# [SET TASK]
Make an exact copy of the lines, leaving the pictures out.

# [SOURCE EXCERPT]
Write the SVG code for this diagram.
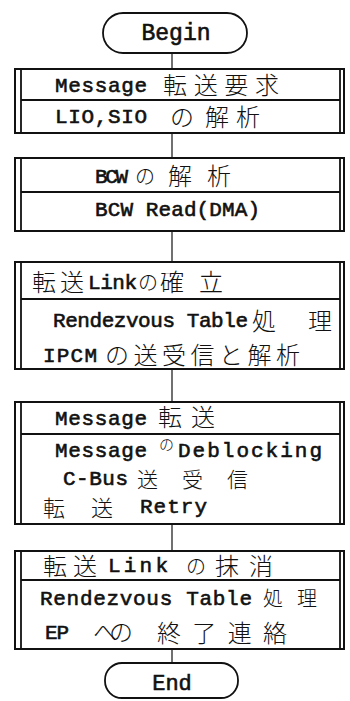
<svg xmlns="http://www.w3.org/2000/svg" width="350" height="701" viewBox="0 0 350 701">
<style>
.bg{fill:#fff}
.term{fill:none;stroke:#111;stroke-width:1.8}
.box{fill:none;stroke:#111;stroke-width:2}
.div{stroke:#111;stroke-width:1.8}
.con{stroke:#111;stroke-width:1.2;fill:none}
.m{font-family:"Liberation Mono","Courier New",monospace;font-size:21px;font-weight:normal;fill:#111;stroke:#111;stroke-width:0.6}
.j{font-family:"Noto Sans CJK JP","Noto Sans",sans-serif;font-size:24px;font-weight:300;fill:#111}
.js{font-family:"Noto Sans CJK JP","Noto Sans",sans-serif;font-size:20px;font-weight:300;fill:#111}
</style>
<rect class="bg" x="0" y="0" width="350" height="701"/>
<g id="connectors">
<line class="con" x1="172" y1="53" x2="172" y2="69"/>
<line class="con" x1="172" y1="133" x2="172" y2="158"/>
<line class="con" x1="172" y1="231" x2="172" y2="262"/>
<line class="con" x1="172" y1="369" x2="172" y2="402"/>
<line class="con" x1="172" y1="524" x2="172" y2="551"/>
<line class="con" x1="172" y1="649" x2="172" y2="663"/>
</g>
<g id="begin">
<rect class="term" x="103" y="13" width="144" height="40" rx="20" ry="20"/>
<text class="m" x="176" y="40" text-anchor="middle" style="font-size:23px">Begin</text>
</g>
<g id="box1">
<rect class="box" x="15" y="69" width="329" height="64"/>
<line class="div" x1="21" y1="69" x2="21" y2="133"/>
<line class="div" x1="340" y1="69" x2="340" y2="133"/>
<line class="div" x1="21" y1="100" x2="340" y2="100"/>
<text class="m" x="55" y="92" textLength="92">Message</text>
<text class="j" x="163" y="94" textLength="116">転送要求</text>
<text class="m" x="55" y="123" textLength="92">LIO,SIO</text>
<text class="j" x="170" y="126">の</text>
<text class="j" x="205" y="126" textLength="55">解析</text>
</g>
<g id="box2">
<rect class="box" x="15" y="158" width="329" height="73"/>
<line class="div" x1="21" y1="158" x2="21" y2="231"/>
<line class="div" x1="340" y1="158" x2="340" y2="231"/>
<line class="div" x1="21" y1="192" x2="340" y2="192"/>
<text class="m" x="95" y="183" textLength="33">BCW</text>
<text class="js" x="135" y="184">の</text>
<text class="j" x="168" y="185">解</text>
<text class="j" x="207" y="185">析</text>
<text class="m" x="95" y="216" textLength="165">BCW Read(DMA)</text>
</g>
<g id="box3">
<rect class="box" x="15" y="262" width="329" height="107"/>
<line class="div" x1="21" y1="262" x2="21" y2="369"/>
<line class="div" x1="340" y1="262" x2="340" y2="369"/>
<line class="div" x1="21" y1="299" x2="340" y2="299"/>
<text class="j" x="32" y="291" textLength="52">転送</text>
<text class="m" x="88" y="289" textLength="49">Link</text>
<text class="js" x="138" y="290">の</text>
<text class="j" x="160" y="291" textLength="63">確立</text>
<text class="m" x="53" y="327" textLength="195">Rendezvous Table</text>
<text class="j" x="252" y="330" textLength="80">処理</text>
<text class="m" x="43" y="362" textLength="54">IPCM</text>
<text class="j" x="105" y="364" textLength="195">の送受信と解析</text>
</g>
<g id="box4">
<rect class="box" x="15" y="402" width="329" height="122"/>
<line class="div" x1="21" y1="402" x2="21" y2="524"/>
<line class="div" x1="340" y1="402" x2="340" y2="524"/>
<line class="div" x1="21" y1="434" x2="340" y2="434"/>
<text class="m" x="55" y="425" textLength="92">Message</text>
<text class="j" x="158" y="426" textLength="57">転送</text>
<text class="m" x="55" y="457" textLength="92">Message</text>
<text class="js" x="159" y="450" style="font-size:15px">の</text>
<text class="m" x="178" y="457" textLength="144">Deblocking</text>
<text class="m" x="63" y="485" textLength="65">C-Bus</text>
<text class="j" x="137" y="487" textLength="111" style="font-size:21px">送受信</text>
<text class="j" x="43" y="516" textLength="70" style="font-size:22px">転送</text>
<text class="m" x="140" y="513" textLength="67">Retry</text>
</g>
<g id="box5">
<rect class="box" x="15" y="551" width="329" height="98"/>
<line class="div" x1="21" y1="551" x2="21" y2="649"/>
<line class="div" x1="340" y1="551" x2="340" y2="649"/>
<line class="div" x1="21" y1="580" x2="340" y2="580"/>
<text class="j" x="43" y="575" textLength="54">転送</text>
<text class="m" x="108" y="572" textLength="60">Link</text>
<text class="js" x="186" y="574">の</text>
<text class="j" x="215" y="575" textLength="58">抹消</text>
<text class="m" x="40" y="605" textLength="212">Rendezvous Table</text>
<text class="js" x="263" y="606" textLength="54">処理</text>
<text class="m" x="45" y="639" textLength="24">EP</text>
<text class="j" x="93" y="641" textLength="40">への</text>
<text class="j" x="157" y="642" textLength="130">終了連絡</text>
</g>
<g id="end">
<rect class="term" x="105" y="663" width="133" height="35" rx="17" ry="17"/>
<text class="m" x="172" y="690" text-anchor="middle" style="font-size:22px">End</text>
</g>
</svg>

# [TASK RESPONSE]
Write the SVG code for this diagram.
<svg xmlns="http://www.w3.org/2000/svg" width="350" height="701" viewBox="0 0 350 701">
<style>
.bg{fill:#fff}
.term{fill:none;stroke:#111;stroke-width:1.8}
.box{fill:none;stroke:#111;stroke-width:2}
.div{stroke:#111;stroke-width:1.8}
.con{stroke:#111;stroke-width:1.2;fill:none}
.m{font-family:"Liberation Mono","Courier New",monospace;font-size:21px;font-weight:normal;fill:#111;stroke:#111;stroke-width:0.6}
.j{font-family:"Noto Sans CJK JP","Noto Sans",sans-serif;font-size:24px;font-weight:300;fill:#111}
.js{font-family:"Noto Sans CJK JP","Noto Sans",sans-serif;font-size:20px;font-weight:300;fill:#111}
</style>
<rect class="bg" x="0" y="0" width="350" height="701"/>
<g id="connectors">
<line class="con" x1="172" y1="53" x2="172" y2="69"/>
<line class="con" x1="172" y1="133" x2="172" y2="158"/>
<line class="con" x1="172" y1="231" x2="172" y2="262"/>
<line class="con" x1="172" y1="369" x2="172" y2="402"/>
<line class="con" x1="172" y1="524" x2="172" y2="551"/>
<line class="con" x1="172" y1="649" x2="172" y2="663"/>
</g>
<g id="begin">
<rect class="term" x="103" y="13" width="144" height="40" rx="20" ry="20"/>
<text class="m" x="176" y="40" text-anchor="middle" style="font-size:23px">Begin</text>
</g>
<g id="box1">
<rect class="box" x="15" y="69" width="329" height="64"/>
<line class="div" x1="21" y1="69" x2="21" y2="133"/>
<line class="div" x1="340" y1="69" x2="340" y2="133"/>
<line class="div" x1="21" y1="100" x2="340" y2="100"/>
<text class="m" x="55" y="92" textLength="92">Message</text>
<text class="j" x="163" y="94" textLength="116">転送要求</text>
<text class="m" x="55" y="123" textLength="92">LIO,SIO</text>
<text class="j" x="170" y="126">の</text>
<text class="j" x="205" y="126" textLength="55">解析</text>
</g>
<g id="box2">
<rect class="box" x="15" y="158" width="329" height="73"/>
<line class="div" x1="21" y1="158" x2="21" y2="231"/>
<line class="div" x1="340" y1="158" x2="340" y2="231"/>
<line class="div" x1="21" y1="192" x2="340" y2="192"/>
<text class="m" x="95" y="183" textLength="33">BCW</text>
<text class="js" x="135" y="184">の</text>
<text class="j" x="168" y="185">解</text>
<text class="j" x="207" y="185">析</text>
<text class="m" x="95" y="216" textLength="165">BCW Read(DMA)</text>
</g>
<g id="box3">
<rect class="box" x="15" y="262" width="329" height="107"/>
<line class="div" x1="21" y1="262" x2="21" y2="369"/>
<line class="div" x1="340" y1="262" x2="340" y2="369"/>
<line class="div" x1="21" y1="299" x2="340" y2="299"/>
<text class="j" x="32" y="291" textLength="52">転送</text>
<text class="m" x="88" y="289" textLength="49">Link</text>
<text class="js" x="138" y="290">の</text>
<text class="j" x="160" y="291" textLength="63">確立</text>
<text class="m" x="53" y="327" textLength="195">Rendezvous Table</text>
<text class="j" x="252" y="330" textLength="80">処理</text>
<text class="m" x="43" y="362" textLength="54">IPCM</text>
<text class="j" x="105" y="364" textLength="195">の送受信と解析</text>
</g>
<g id="box4">
<rect class="box" x="15" y="402" width="329" height="122"/>
<line class="div" x1="21" y1="402" x2="21" y2="524"/>
<line class="div" x1="340" y1="402" x2="340" y2="524"/>
<line class="div" x1="21" y1="434" x2="340" y2="434"/>
<text class="m" x="55" y="425" textLength="92">Message</text>
<text class="j" x="158" y="426" textLength="57">転送</text>
<text class="m" x="55" y="457" textLength="92">Message</text>
<text class="js" x="159" y="450" style="font-size:15px">の</text>
<text class="m" x="178" y="457" textLength="144">Deblocking</text>
<text class="m" x="63" y="485" textLength="65">C-Bus</text>
<text class="j" x="137" y="487" textLength="111" style="font-size:21px">送受信</text>
<text class="j" x="43" y="516" textLength="70" style="font-size:22px">転送</text>
<text class="m" x="140" y="513" textLength="67">Retry</text>
</g>
<g id="box5">
<rect class="box" x="15" y="551" width="329" height="98"/>
<line class="div" x1="21" y1="551" x2="21" y2="649"/>
<line class="div" x1="340" y1="551" x2="340" y2="649"/>
<line class="div" x1="21" y1="580" x2="340" y2="580"/>
<text class="j" x="43" y="575" textLength="54">転送</text>
<text class="m" x="108" y="572" textLength="60">Link</text>
<text class="js" x="186" y="574">の</text>
<text class="j" x="215" y="575" textLength="58">抹消</text>
<text class="m" x="40" y="605" textLength="212">Rendezvous Table</text>
<text class="js" x="263" y="606" textLength="54">処理</text>
<text class="m" x="45" y="639" textLength="24">EP</text>
<text class="j" x="93" y="641" textLength="40">への</text>
<text class="j" x="157" y="642" textLength="130">終了連絡</text>
</g>
<g id="end">
<rect class="term" x="105" y="663" width="133" height="35" rx="17" ry="17"/>
<text class="m" x="172" y="690" text-anchor="middle" style="font-size:22px">End</text>
</g>
</svg>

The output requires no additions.